Laban noted the gold. A grasping streak will be evident in the next generation.

This is the story of a perfect servant. He was:

* self-effacing; we do not know his name.
*devout; three times he prayed during this trip.
*devoted to his master, Abraham.
*disciplined; he would not eat until his errand was complete.
*socially adept and diplomatic dealing with an unknown woman, and her family.
*prudent, prepared; gifted with the materials of a dowry.
*effective. Everything worked out perfectly.

In all of these ways he is a picture of Christ. Christ was:

*self-effacing; He used the name" Son of Man", an ambiguous title.
*devout; He prayed to God all night. Lk6:12
*devoted to the Father;  "I seek not My own will but the will of Him who sent Me." (Jn.5:30)
*disciplined; eating was less important than ministry. Jn.4:34
*socially skilled; His interaction with strangers is a study. (Jn.3,4,9)
*prudent, prepared, marvelously gifted.
*effective; He carried out his mission (Jn.17) perfectly.

Can we think of ourselves similarly as God's servants? Why are we not doing great things as the servant did—winning a wife for his master (winning people to Christ)? We must remember that the servant spent most of his life doing mundane chores (inventories, personnel problems, arranging food, negotiating with traders, checking on live-stock, conferring with his master) and this was one climactic experience. "Ninety percent of even great lives are spent in banalities."
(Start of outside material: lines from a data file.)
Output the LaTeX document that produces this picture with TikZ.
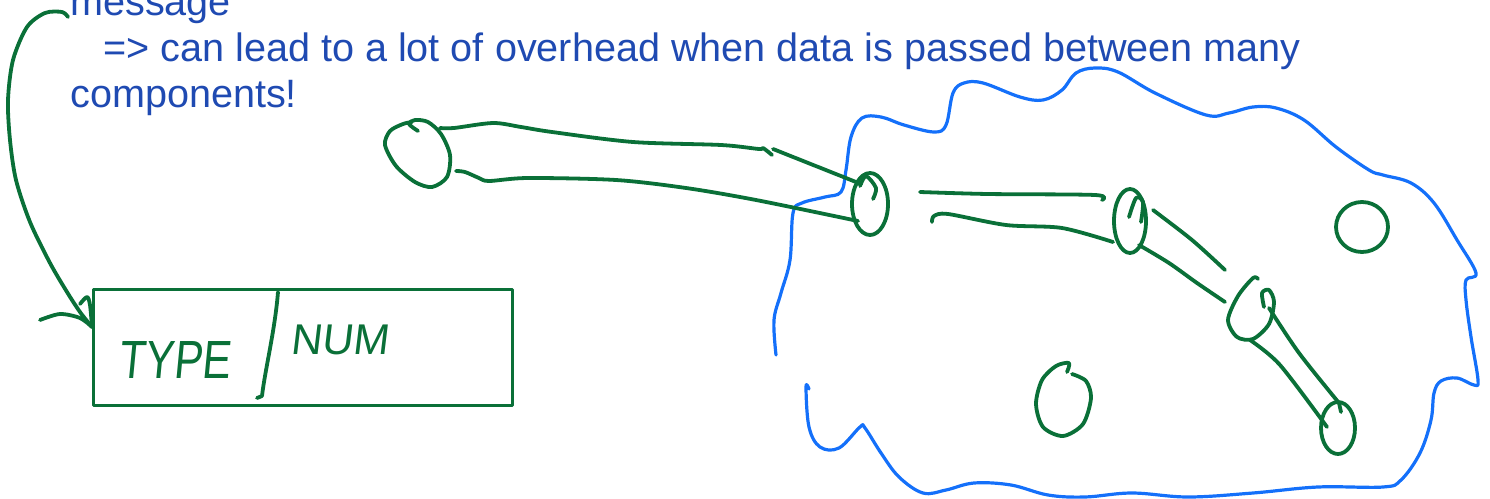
\documentclass[tikz,border=0pt]{standalone}
\usepackage{fontspec}
\setmainfont{Liberation Sans}
\newfontfamily\handfont[FakeSlant=0.12]{Liberation Sans}
\definecolor{txtblue}{HTML}{1F4AB2}
\definecolor{cloudblue}{HTML}{1470FA}
\definecolor{pen}{HTML}{0A7038}
\begin{document}
\begin{tikzpicture}[x=1pt,y=-1pt,line cap=round,line join=round,
  ink/.style={draw=pen,line width=3.8pt},
  cloudline/.style={draw=cloudblue,line width=3.2pt},
  lbl/.style={text=txtblue,font=\fontsize{39.6}{45}\selectfont,anchor=base west,inner sep=0pt},
  hand/.style={text=pen,font=\handfont\fontsize{43}{48}\selectfont,anchor=base west,inner sep=0pt},
  comp/.style={ink}]
\clip (0,0) rectangle (1490,498);
\useasboundingbox (0,0) rectangle (1490,498);

% text
\node[lbl] (l1) at (70,15) {message};
\node[lbl] (l2) at (103,61) {=> can lead to a lot of overhead when data is passed between many};
\node[lbl] (l3) at (70,107) {components!};

% message box
\node[draw=pen,line width=3.2pt,minimum width=419pt,minimum height=116pt,anchor=north west,inner sep=0pt] (box) at (92,288) {};
\draw[ink] (278,292) .. controls (275,330) and (265,370) .. (262,396) -- (257,398);
\node[hand] (type) at (118,378) {\scalebox{1}[1.25]{TYPE}};
\node[hand] (num) at (290,354) {NUM};

% arrow from text to box
\coordinate (a0) at (68,17);
\coordinate (a1) at (92,327);
\draw[ink] plot[smooth] coordinates {(a0) (62,12) (45,13) (27,27) (13,60) (8,100) (10,140) (16,180) (30,222) (50,263) (67,292) (80,312) (a1)};
\draw[ink] plot[smooth] coordinates {(40,320) (60,314) (80,318) (a1)};
\draw[ink] plot[smooth] coordinates {(80,304) (87,297) (90,305) (a1)};

% cloud
\draw[cloudline] plot[smooth,tension=0.6] coordinates {(776,355) (774,320) (781,293) (790,260) (793,213) (802,203) (825,197) (841,192) (846,170) (851,137) (862,118) (881,117) (904,125) (934,132) (946,125) (953,93) (964,83) (983,83) (1020,97) (1043,100) (1062,90) (1076,73) (1095,68) (1118,72) (1155,93) (1206,115) (1229,113) (1253,107) (1276,108) (1304,120) (1336,147) (1369,170) (1383,175) (1411,183) (1434,203) (1457,240) (1476,273) (1466,280) (1466,300) (1471,337) (1478,380) (1474,385) (1457,378) (1441,381) (1434,393) (1431,420) (1420,453) (1401,480) (1383,487) (1318,487) (1253,493) (1188,497) (1132,493) (1085,497) (1048,495) (1011,485) (974,483) (946,490) (923,493) (899,477) (881,453) (865,428) (860,427) (839,448) (820,447) (809,427) (806,387) (809,389)};

% component ellipses
\draw[comp] plot[smooth] coordinates {(418,131) (409,124) (415,120) (428,122) (441,134) (450,155) (447,177) (432,187) (415,182) (396,166) (385,145) (390,131) (403,124) (412,122)};
\draw[comp] (870,204) ellipse[x radius=18pt,y radius=31pt];
\draw[comp] plot[smooth] coordinates {(860,186) (866,176) (876,188) (873,199)};
\draw[comp] (1130,221) ellipse[x radius=16pt,y radius=32pt];
\draw[comp] plot[smooth] coordinates {(1129,217) (1136,198) (1143,202) (1141,222)};
\draw[comp] plot[smooth] coordinates {(1258,279) (1253,278) (1238,296) (1228,320) (1237,337) (1253,339) (1269,324) (1274,302) (1269,290) (1262,293) (1264,307)};
\draw[comp] (1338,428) ellipse[x radius=17pt,y radius=26pt];
\draw[comp] plot[smooth] coordinates {(1339,403) (1341,412)};
\draw[comp] (1362,227) ellipse[x radius=26pt,y radius=25pt];
\draw[comp] plot[smooth] coordinates {(1067,372) (1069,363) (1056,366) (1042,380) (1036,404) (1043,427) (1063,436) (1083,424) (1091,398) (1086,381) (1072,374)};

% pipes
\draw[ink] plot[smooth] coordinates {(440,128) (454,128) (493,123) (521,127) (552,132) (633,142) (721,145) (759,149) (763,148) (772,155)};
\draw[ink] (773,149) -- (861,184);
\draw[ink] plot[smooth] coordinates {(456,171) (465,172) (479,178) (489,181) (528,178) (616,180) (686,188) (756,200) (858,221)};
\draw[ink] plot[smooth] coordinates {(920,192) (988,194) (1095,195) (1102,200)};
\draw[ink] plot[smooth] coordinates {(932,222) (934,216) (948,214) (1006,225) (1062,228) (1113,242)};
\draw[ink] plot[smooth] coordinates {(1153,210) (1192,240) (1225,270)};
\draw[ink] plot[smooth] coordinates {(1139,245) (1169,263) (1197,283) (1225,302)};
\draw[ink] plot[smooth] coordinates {(1269,308) (1299,353) (1339,403)};
\draw[ink] plot[smooth] coordinates {(1250,340) (1280,365) (1327,427)};
\end{tikzpicture}
\end{document}
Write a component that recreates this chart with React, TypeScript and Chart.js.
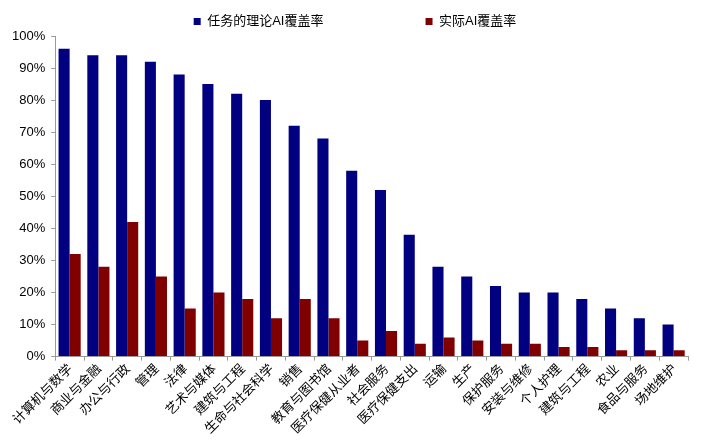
import React, { useRef, useEffect } from 'react';
import { Chart, registerables } from 'chart.js';

Chart.register(...registerables);

const categories = [
  '计算机与数学', '商业与金融', '办公与行政', '管理', '法律', '艺术与媒体',
  '建筑与工程', '生命与社会科学', '销售', '教育与图书馆', '医疗保健从业者',
  '社会服务', '医疗保健支出', '运输', '生产', '保护服务', '安装与维修',
  '个人护理', '建筑与工程', '农业', '食品与服务', '场地维护',
];
const theoretical = [96, 94, 94, 92, 88, 85, 82, 80, 72, 68, 58, 52, 38, 28, 25, 22, 20, 20, 18, 15, 12, 10];
const actual = [32, 28, 42, 25, 15, 20, 18, 12, 18, 12, 5, 8, 4, 6, 5, 4, 4, 3, 3, 2, 2, 2];

const font = '"Liberation Sans", "Noto Sans CJK SC", sans-serif';

// nudge the legend a bit to the right and down, like the original
const legendShift = {
  id: 'legendShift',
  afterLayout(chart: any) {
    if (chart.legend) {
      chart.legend.left += 8;
      chart.legend.right += 8;
      chart.legend.top += 2;
      chart.legend.bottom += 2;
    }
  },
};

const App = () => {
  const canvasRef = useRef<any>(null);
  const chartRef = useRef<any>(null);

  useEffect(() => {
    if (canvasRef.current) {
      const ctx = canvasRef.current.getContext('2d');
      if (chartRef.current) {
        chartRef.current.destroy();
      }
      chartRef.current = new Chart(ctx, {
        type: 'bar',
        data: {
          labels: categories,
          datasets: [
            {
              label: '任务的理论AI覆盖率',
              data: theoretical,
              backgroundColor: '#000080',
              borderWidth: 0,
            },
            {
              label: '实际AI覆盖率',
              data: actual,
              backgroundColor: '#800000',
              borderWidth: 0,
            },
          ],
        },
        plugins: [legendShift],
        options: {
          responsive: false,
          animation: false,
          layout: { padding: { left: 6, right: 14, top: 7, bottom: 6 } },
          plugins: {
            tooltip: { enabled: false },
            legend: {
              position: 'top',
              labels: {
                boxWidth: 7,
                boxHeight: 7,
                padding: 6,
                color: '#000',
                font: { family: font, size: 13 },
                generateLabels: (chart: any) =>
                  Chart.defaults.plugins.legend.labels.generateLabels(chart).map((l: any, i: number) => ({
                    ...l,
                    text: i === 0 ? l.text + '\u3000\u3000\u3000\u3000\u3000\u3000     ' : l.text,
                  })),
              },
            },
          },
          datasets: {
            bar: { categoryPercentage: 0.77, barPercentage: 1 },
          },
          scales: {
            x: {
              grid: {
                display: true,
                drawOnChartArea: false,
                tickLength: 4,
                color: '#999',
              },
              border: { color: '#999' },
              ticks: {
                autoSkip: false,
                maxRotation: 45,
                minRotation: 45,
                color: '#000',
                padding: 0,
                font: { family: '"Noto Sans CJK SC", sans-serif', size: 13 },
              },
            },
            y: {
              min: 0,
              max: 100,
              grid: {
                display: true,
                drawOnChartArea: false,
                tickLength: 4,
                color: '#999',
              },
              border: { color: '#999' },
              ticks: {
                stepSize: 10,
                color: '#000',
                padding: 6,
                font: { family: font, size: 13 },
                callback: (v: any) => v + '%',
              },
            },
          },
        },
      });
    }
    return () => {
      if (chartRef.current) {
        chartRef.current.destroy();
      }
    };
  }, []);

  return (
    <div style={{ position: 'absolute', left: 0, top: 0, width: 702, height: 442, background: '#fff' }}>
      <canvas ref={canvasRef} width={702} height={442} />
    </div>
  );
};

export default App;
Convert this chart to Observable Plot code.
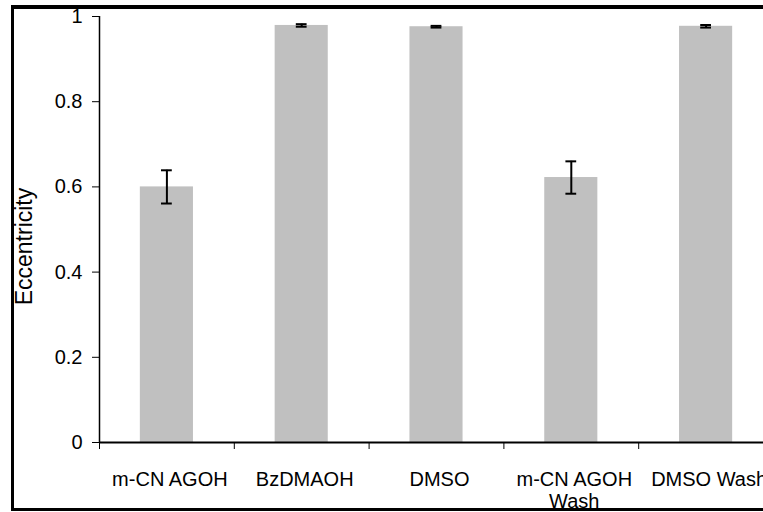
<!DOCTYPE html>
<html>
<head>
<meta charset="utf-8">
<script src="https://cdn.jsdelivr.net/npm/d3@7"></script>
<script src="https://cdn.jsdelivr.net/npm/@observablehq/plot@0.6"></script>
<style>
  html, body { margin: 0; padding: 0; background: white; overflow: hidden; width: 763px; height: 512px; }
  #wrap { position: relative; width: 763px; height: 512px; overflow: hidden; }
  #frame { position: absolute; left: 11px; top: 5px; width: 800px; height: 506px; box-sizing: border-box;
           border-left: 3px solid #000; border-top: 4px solid #000; border-bottom: 3px solid #000; pointer-events: none; }
  #wrap svg { overflow: hidden; }
</style>
</head>
<body>
<div id="wrap"><div id="frame"></div></div>
<script>
const categories = ["m-CN AGOH", "BzDMAOH", "DMSO", "m-CN AGOH\nWash", "DMSO Wash"];
const means = [0.600, 0.979, 0.976, 0.622, 0.977];
const errors = [0.039, 0.003, 0.002, 0.038, 0.003];
const yTicks = [0, 0.2, 0.4, 0.6, 0.8, 1];
const yLabel = "Eccentricity";

const data = categories.map((c, i) => ({i, c, v: means[i], lo: means[i] - errors[i], hi: means[i] + errors[i]}));
const boundaries = d3.range(categories.length + 1);

const chart = Plot.plot({
  width: 763,
  height: 512,
  marginLeft: 99,
  marginRight: -10,
  marginTop: 16,
  marginBottom: 70,
  style: {fontFamily: "'Liberation Sans', Arial, sans-serif", fontSize: "20px", color: "#000", background: "white"},
  x: {domain: [0, categories.length], ticks: boundaries, tickFormat: () => "", tickSize: 7, label: null},
  y: {domain: [0, 1], ticks: yTicks, tickFormat: d => String(d), tickSize: 7, tickPadding: 10, label: null},
  marks: [
    Plot.rectY(data, {x1: d => d.i + 0.303, x2: d => d.i + 0.697, y1: 0, y2: "v", fill: "#c0c0c0"}),
    Plot.ruleX(data, {x: d => d.i + 0.5, y1: "lo", y2: "hi", stroke: "#000", strokeWidth: 2}),
    Plot.ruleY(data, {y: "hi", x1: d => d.i + 0.46, x2: d => d.i + 0.54, stroke: "#000", strokeWidth: 2}),
    Plot.ruleY(data, {y: "lo", x1: d => d.i + 0.46, x2: d => d.i + 0.54, stroke: "#000", strokeWidth: 2}),
    Plot.ruleX([0], {stroke: "#000", strokeWidth: 1.5}),
    Plot.ruleY([0], {stroke: "#000", strokeWidth: 2}),
    Plot.text(data, {x: d => d.i + 0.5, y: 0, text: "c", dy: 28, dx: 3, lineAnchor: "top", lineHeight: 1.1, fill: "#000"}),
    Plot.text([yLabel], {x: 0, y: 0.46, text: d => d, rotate: -90, dx: -75, fontSize: 23, textAnchor: "middle", lineAnchor: "middle", fill: "#000"})
  ]
});
document.getElementById("wrap").insertBefore(chart, document.getElementById("frame"));
</script>
</body>
</html>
But such climactic experience is also for us when we are called upon to arrange a meeting between one whom the Father is drawing to Himself and the Lord Jesus. Have you ever been aware of being on such an errand for God? Angels sent before you? If you are called, will you be ready? Meanwhile you do the ordinary work in the Kingdom--prayer and meditation, Bible study and teaching, charity and witness.